**EXERCISE GOAL**
Your copy of the material must match it exactly, except that pictures are dropped.
START DATA SHOWN
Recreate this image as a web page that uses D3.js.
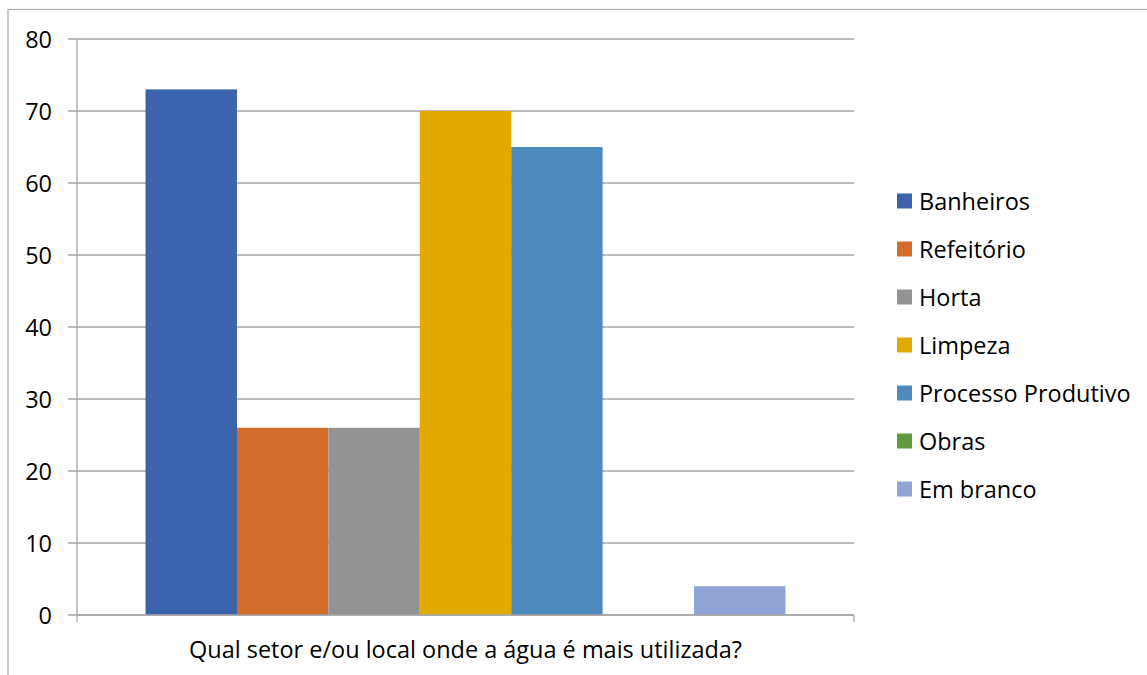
<!DOCTYPE html>
<html>
<head>
<meta charset="utf-8">
<script src="https://cdn.jsdelivr.net/npm/d3@7"></script>
<style>
  html, body { margin: 0; padding: 0; background: #fff; }
  svg { display: block; }
  text { font-family: "Open Sans", "Noto Sans", sans-serif; fill: #000; }
</style>
</head>
<body>
<svg id="chart" width="1147" height="675"></svg>
<script>
const category = "Qual setor e/ou local onde a água é mais utilizada?";
const series = ["Banheiros", "Refeitório", "Horta", "Limpeza", "Processo Produtivo", "Obras", "Em branco"];
const values = [73, 26, 26, 70, 65, 0, 4];
const colors = ["#3C64AC", "#D36D2B", "#939393", "#E2AA00", "#4E8ABE", "#5F9A3E", "#8FA4D5"];
const yTicks = [0, 10, 20, 30, 40, 50, 60, 70, 80];

const svg = d3.select("#chart");
const W = 1147, H = 675;

// outer chart border
svg.append("rect")
  .attr("x", 8).attr("y", 9.5)
  .attr("width", W + 20).attr("height", H + 20)
  .attr("fill", "#fff").attr("stroke", "#b3b3b3").attr("stroke-width", 1.3);

const plot = { left: 77, right: 854, top: 39, bottom: 615 };

const y = d3.scaleLinear().domain([0, 80]).range([plot.bottom, plot.top]);
const x = d3.scaleBand().domain(series)
  .range([plot.left, plot.right]).paddingInner(0).paddingOuter(0.75);

// font size fitted so the category label spans the reference width
const probe = svg.append("text").style("font-size", "20px").text(category);
const fs = 20 * 553 / probe.node().getComputedTextLength();
probe.remove();
const fsPx = fs.toFixed(2) + "px";

// gridlines
svg.append("g").selectAll("line").data(yTicks).join("line")
  .attr("x1", plot.left - 9).attr("x2", plot.right)
  .attr("y1", d => y(d)).attr("y2", d => y(d))
  .attr("stroke", "#a6a6a6").attr("stroke-width", 1.3);

// y axis line
svg.append("line")
  .attr("x1", plot.left).attr("x2", plot.left)
  .attr("y1", plot.top).attr("y2", plot.bottom + 7)
  .attr("stroke", "#a6a6a6").attr("stroke-width", 1.3);

// y tick labels
svg.append("g").selectAll("text").data(yTicks).join("text")
  .attr("x", 52).attr("y", d => y(d))
  .attr("text-anchor", "end").attr("dominant-baseline", "central")
  .style("font-size", fsPx)
  .text(d => d);

// bars
svg.append("g").selectAll("rect").data(series).join("rect")
  .attr("x", d => x(d))
  .attr("width", x.bandwidth())
  .attr("y", (d, i) => y(values[i]))
  .attr("height", (d, i) => y(0) - y(values[i]))
  .attr("fill", (d, i) => colors[i]);

// x axis line and end ticks
svg.append("line")
  .attr("x1", plot.left).attr("x2", plot.right)
  .attr("y1", plot.bottom).attr("y2", plot.bottom)
  .attr("stroke", "#a6a6a6").attr("stroke-width", 1.3);
svg.append("line")
  .attr("x1", plot.right).attr("x2", plot.right)
  .attr("y1", plot.bottom).attr("y2", plot.bottom + 7)
  .attr("stroke", "#a6a6a6").attr("stroke-width", 1.3);

// category label
svg.append("text")
  .attr("x", (plot.left + plot.right) / 2).attr("y", 649)
  .attr("text-anchor", "middle").attr("dominant-baseline", "central")
  .style("font-size", fsPx)
  .text(category);

// legend
const lg = svg.append("g").selectAll("g").data(series).join("g")
  .attr("transform", (d, i) => `translate(897, ${201 + 48 * i})`);
lg.append("rect").attr("x", 0).attr("y", -7.5).attr("width", 15).attr("height", 15)
  .attr("fill", (d, i) => colors[i]);
lg.append("text").attr("x", 22).attr("y", 0)
  .attr("dominant-baseline", "central")
  .style("font-size", fsPx)
  .text(d => d);
</script>
</body>
</html>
END DATA SHOWN
**EXPECTED ANSWER**
Recreate this image as a web page that uses D3.js.
<!DOCTYPE html>
<html>
<head>
<meta charset="utf-8">
<script src="https://cdn.jsdelivr.net/npm/d3@7"></script>
<style>
  html, body { margin: 0; padding: 0; background: #fff; }
  svg { display: block; }
  text { font-family: "Open Sans", "Noto Sans", sans-serif; fill: #000; }
</style>
</head>
<body>
<svg id="chart" width="1147" height="675"></svg>
<script>
const category = "Qual setor e/ou local onde a água é mais utilizada?";
const series = ["Banheiros", "Refeitório", "Horta", "Limpeza", "Processo Produtivo", "Obras", "Em branco"];
const values = [73, 26, 26, 70, 65, 0, 4];
const colors = ["#3C64AC", "#D36D2B", "#939393", "#E2AA00", "#4E8ABE", "#5F9A3E", "#8FA4D5"];
const yTicks = [0, 10, 20, 30, 40, 50, 60, 70, 80];

const svg = d3.select("#chart");
const W = 1147, H = 675;

// outer chart border
svg.append("rect")
  .attr("x", 8).attr("y", 9.5)
  .attr("width", W + 20).attr("height", H + 20)
  .attr("fill", "#fff").attr("stroke", "#b3b3b3").attr("stroke-width", 1.3);

const plot = { left: 77, right: 854, top: 39, bottom: 615 };

const y = d3.scaleLinear().domain([0, 80]).range([plot.bottom, plot.top]);
const x = d3.scaleBand().domain(series)
  .range([plot.left, plot.right]).paddingInner(0).paddingOuter(0.75);

// font size fitted so the category label spans the reference width
const probe = svg.append("text").style("font-size", "20px").text(category);
const fs = 20 * 553 / probe.node().getComputedTextLength();
probe.remove();
const fsPx = fs.toFixed(2) + "px";

// gridlines
svg.append("g").selectAll("line").data(yTicks).join("line")
  .attr("x1", plot.left - 9).attr("x2", plot.right)
  .attr("y1", d => y(d)).attr("y2", d => y(d))
  .attr("stroke", "#a6a6a6").attr("stroke-width", 1.3);

// y axis line
svg.append("line")
  .attr("x1", plot.left).attr("x2", plot.left)
  .attr("y1", plot.top).attr("y2", plot.bottom + 7)
  .attr("stroke", "#a6a6a6").attr("stroke-width", 1.3);

// y tick labels
svg.append("g").selectAll("text").data(yTicks).join("text")
  .attr("x", 52).attr("y", d => y(d))
  .attr("text-anchor", "end").attr("dominant-baseline", "central")
  .style("font-size", fsPx)
  .text(d => d);

// bars
svg.append("g").selectAll("rect").data(series).join("rect")
  .attr("x", d => x(d))
  .attr("width", x.bandwidth())
  .attr("y", (d, i) => y(values[i]))
  .attr("height", (d, i) => y(0) - y(values[i]))
  .attr("fill", (d, i) => colors[i]);

// x axis line and end ticks
svg.append("line")
  .attr("x1", plot.left).attr("x2", plot.right)
  .attr("y1", plot.bottom).attr("y2", plot.bottom)
  .attr("stroke", "#a6a6a6").attr("stroke-width", 1.3);
svg.append("line")
  .attr("x1", plot.right).attr("x2", plot.right)
  .attr("y1", plot.bottom).attr("y2", plot.bottom + 7)
  .attr("stroke", "#a6a6a6").attr("stroke-width", 1.3);

// category label
svg.append("text")
  .attr("x", (plot.left + plot.right) / 2).attr("y", 649)
  .attr("text-anchor", "middle").attr("dominant-baseline", "central")
  .style("font-size", fsPx)
  .text(category);

// legend
const lg = svg.append("g").selectAll("g").data(series).join("g")
  .attr("transform", (d, i) => `translate(897, ${201 + 48 * i})`);
lg.append("rect").attr("x", 0).attr("y", -7.5).attr("width", 15).attr("height", 15)
  .attr("fill", (d, i) => colors[i]);
lg.append("text").attr("x", 22).attr("y", 0)
  .attr("dominant-baseline", "central")
  .style("font-size", fsPx)
  .text(d => d);
</script>
</body>
</html>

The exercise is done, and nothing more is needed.